Cada año, en noviembre, siempre visitamos la necrópolis de Paracuellos. Hay dos lugares que no me gusta visitar: los hospitales y la necrópolis. De hecho, cada año es más duro. Saber que una persona está ahí enterrada, y si se trata de una madre, entonces es más duro. Coincide con el Día de Difuntos, y la americanada de los 13 días de Halloween.
Entonces, la visita pierde toda su sacralidad. Ya es bastante duro saber que hay un familiar o varios enterrados, que sus cuerpos ya no respiran, y que no lo volverán a hacer, hasta un presunto Día del Juicio que no llegará nunca, y que ya han pasado a otro mundo con la barca de Caronte.
No soporto los hospitales ni aunque me ingresen en uno. He de aguantar los aires de superioridad de los médicos, y del equipo médico. Si los pones en duda, y cuestionas su jerarquía, te dan el alta a regañadientes, como si ellos tuvieran la última palabra, y no es cierto, no la tienen nunca.

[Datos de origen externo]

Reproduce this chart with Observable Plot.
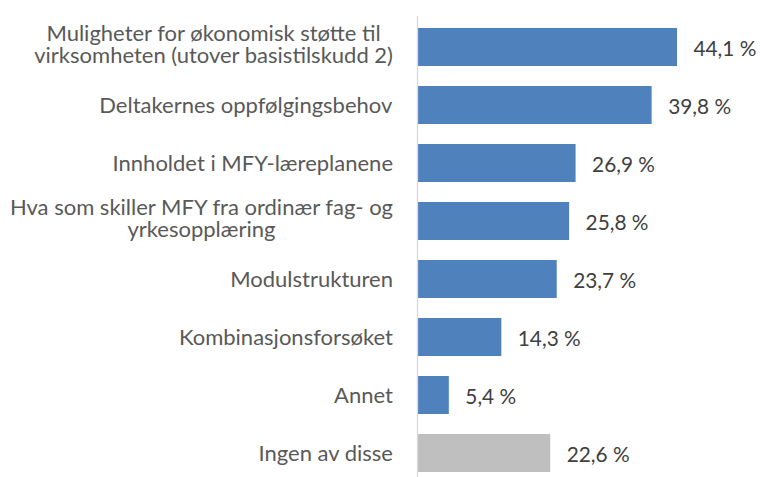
<!DOCTYPE html>
<html>
<head>
<meta charset="utf-8">
<script src="https://cdn.jsdelivr.net/npm/d3@7"></script>
<script src="https://cdn.jsdelivr.net/npm/@observablehq/plot@0.6"></script>
<style>
  html, body { margin: 0; padding: 0; background: #fff; }
  #chart { width: 760px; height: 477px; overflow: hidden; }
</style>
</head>
<body>
<div id="chart"></div>
<script>
const categories = [
  "Muligheter for økonomisk støtte til\nvirksomheten (utover basistilskudd 2)",
  "Deltakernes oppfølgingsbehov",
  "Innholdet i MFY-læreplanene",
  "Hva som skiller MFY fra ordinær fag- og\nyrkesopplæring",
  "Modulstrukturen",
  "Kombinasjonsforsøket",
  "Annet",
  "Ingen av disse"
];
const values = [44.1, 39.8, 26.9, 25.8, 23.7, 14.3, 5.4, 22.6];
const groups = ["svar", "svar", "svar", "svar", "svar", "svar", "svar", "ingen"];

const data = categories.map((c, i) => ({category: c, value: values[i], group: groups[i]}));
const fmt = v => v.toFixed(1).replace(".", ",") + " %";

const W = 760, H = 477;
const plot = Plot.plot({
  width: W,
  height: H,
  marginLeft: 417,
  marginRight: 83,
  marginTop: 16,
  marginBottom: 0,
  style: {fontFamily: "Lato, sans-serif", background: "#fff"},
  x: {domain: [0, 44.1], axis: null},
  y: {domain: categories, range: [15.7, 485.3], paddingInner: 0.34, paddingOuter: 0.17, axis: null},
  color: {domain: ["svar", "ingen"], range: ["#4F81BD", "#BFBFBF"]},
  marks: [
    Plot.barX(data, {y: "category", x: "value", fill: "group"}),
    Plot.ruleX([0], {stroke: "#D9D9D9", strokeWidth: 1.3}),
    Plot.text(data, {
      y: "category", x: "value", text: d => fmt(d.value),
      textAnchor: "start", dx: 16, dy: 1.5, fontSize: 20.8, fill: "#404040"
    }),
    Plot.text(data, {
      y: "category", text: "category", frameAnchor: "left",
      textAnchor: "middle", lineHeight: 1.0, fontSize: 22, fill: "#595959",
      className: "cat-labels"
    })
  ]
});
document.getElementById("chart").appendChild(plot);

// align each label block's right edge to the same place, lines centred on each other
const svgRect = plot.getBoundingClientRect();
plot.querySelectorAll(".cat-labels text").forEach(t => {
  const r = t.getBoundingClientRect();
  const dx = 393 - (r.right - svgRect.left);
  const dy = t.querySelectorAll("tspan").length > 1 ? -3 : 0;
  t.setAttribute("transform", `translate(${dx},${dy}) ` + (t.getAttribute("transform") || ""));
});
</script>
</body>
</html>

En cambio, los cementerios, esa suerte de necrópolis, traen recuerdos del pasado, de cuando vivían, pero los soporto mejor. Por otra parte, es quizás este ritual anual el que nos hace recordar que la persona que estaba, siempre estuvo presente. Por lo menos, no se tiene que aguantar la superioridad de un galeno que, muy en el fondo, ignora más del espíritu humano, de lo que da a entender.